I worked as a top editor at Gannett newspapers in Montana and Hawaii during the mid-1990s, but these furloughs are way beyond anything I experienced while working for them.

And that’s something to keep in mind: Furloughs are one of those management tricks that seems to be spreading like a Southern California brushfire because it’s a way for an organization to cut costs without actually going through the emotional and financial toll of cutting staff.

It also gets into the notion of shared sacrifice because it spreads the pain across everyone in the workforce. Employees intuitively understand that. They would rather sacrifice a little if it helps one of their colleagues keep a job, but I don’t see a lot of organizations touting that as one of the “benefits” (if that’s the right word) of a furlough.

Yes, “a forced furlough is better than losing a job,” as Frank Ahrens notes at Web site The Big Money, “but it leaves already-at-risk employees feeling even more powerless, buffeted about by bosses and balance sheets.”

 The story is well worth a read because it pitches an interesting notion: turning the concept of unpaid furloughs into a series of three-day weekends.

“Why a three-day weekend?

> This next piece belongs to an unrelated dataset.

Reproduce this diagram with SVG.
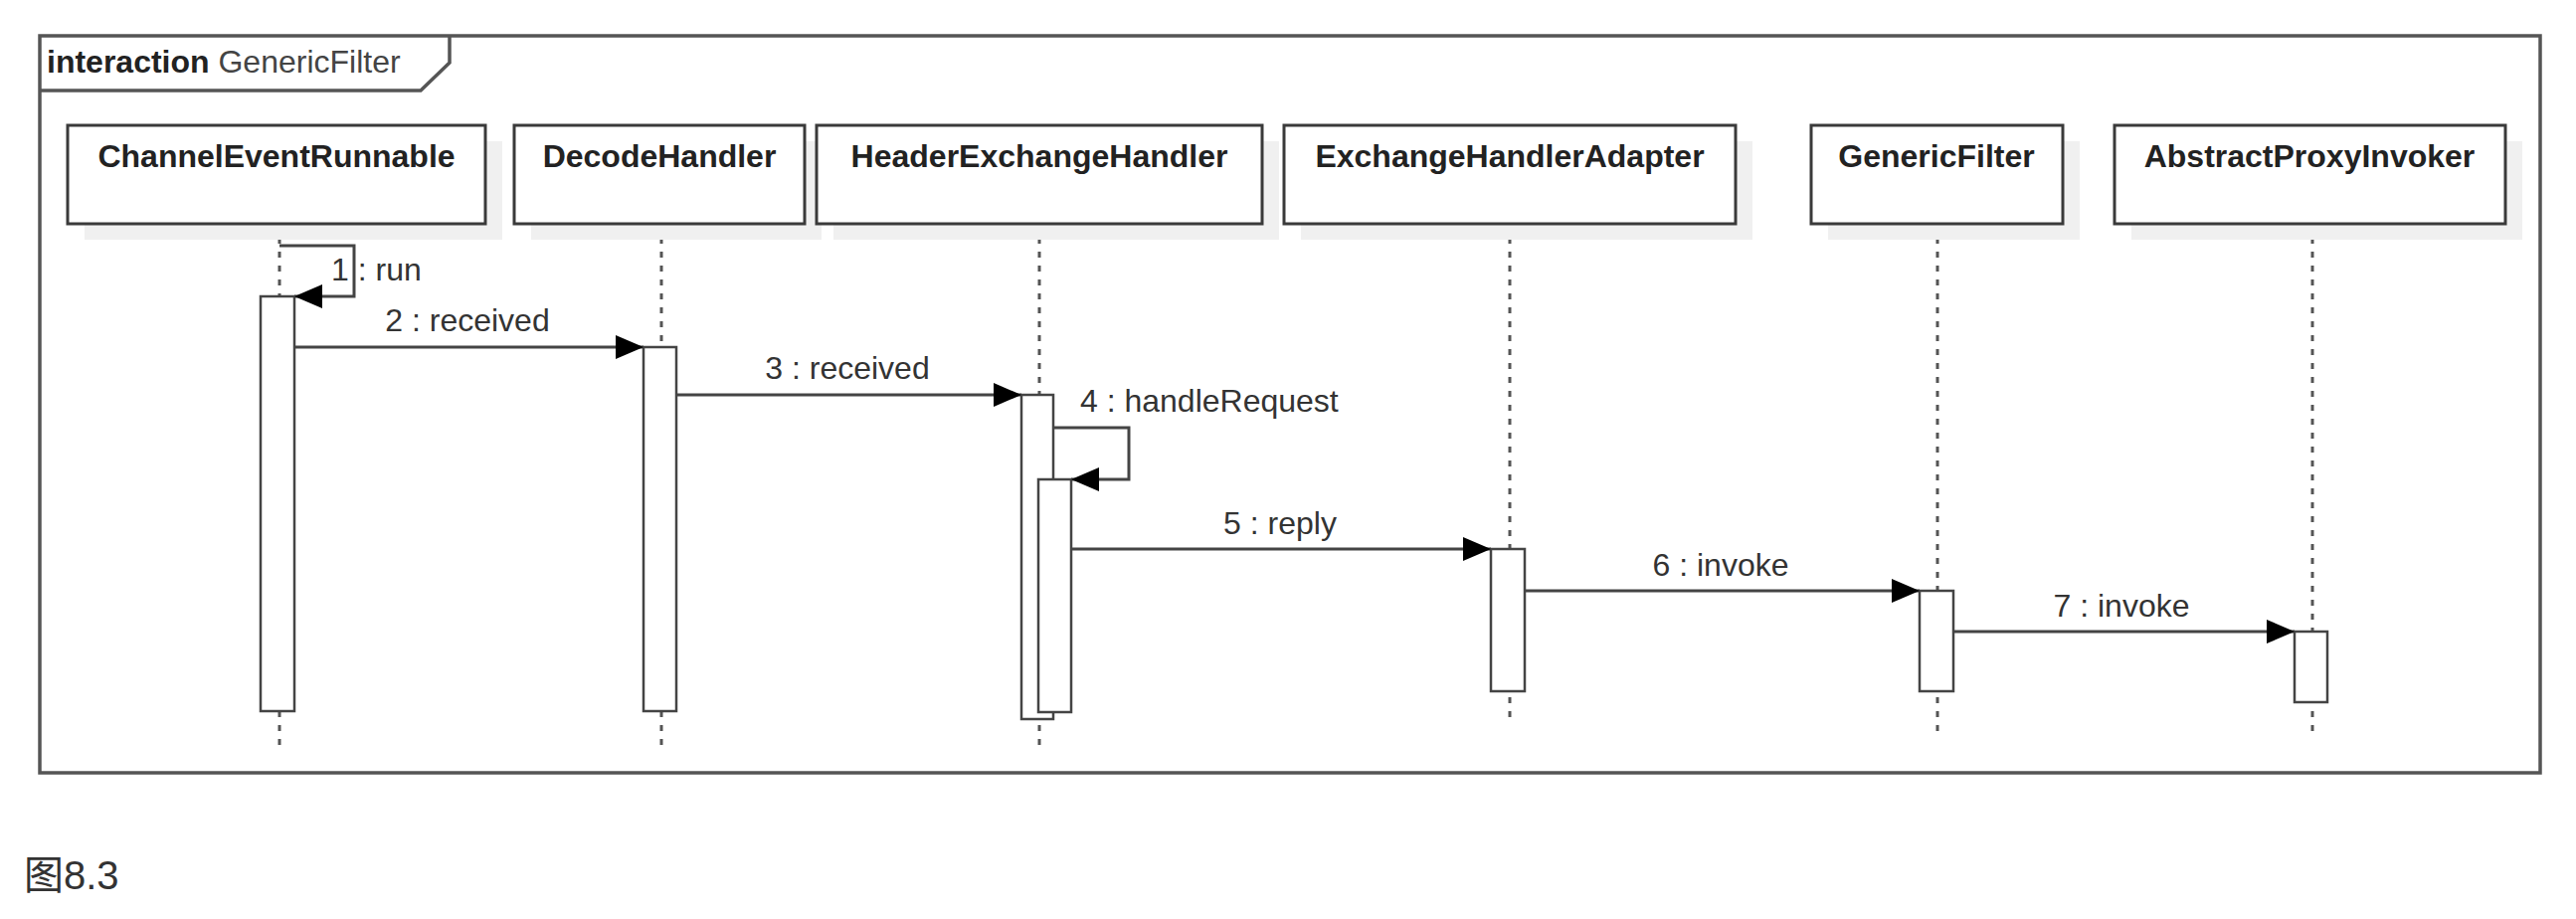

Why not? We’re Americans. We love three-day weekends. … Employers could save billions in salary expenses--savings that could prevent layoffs and free up capital for growth or to aid the company’s balance sheet,” the story says. “[And] workers could use their furlough weekends to add a second income. They could turn a hobby into a business or startup and maintain a largely self-perpetuating business, such as property management or any number of online businesses.”

But, there’s another compelling reason for considering the concept of the three-day-weekend furlough: It gives “employees a measure of control over their fate. If an employee is laid off or furloughed, the employer sets the terms. The employee feels powerless. The furlough weekend would go a ways toward changing that.”

This is a “nontangible benefit” for workers, as the story points out, but the potential savings for employers can be substantial--$261 billion in total payroll savings (based on 2008 numbers), if each of the 154 million full-time employees in the U.S. took 10 furlough weekends per year.

That’s the best-case savings, of course, but even a fraction of workers doing this--say, 10 percent--equals about $26 billion in annual payroll savings. That’s a huge chunk of money and would go a long way toward helping to get American businesses back on track again.

I don’t know if this is a viable option, but it is a very intriguing and interesting notion. It is the kind of thinking that elevates the concept of furloughs from just another “me too” business trick to a strategic business practice for bosses and employees to thoughtfully discuss. And given today’s economy, we need to be having a lot more of those discussions than we’ve ever had before.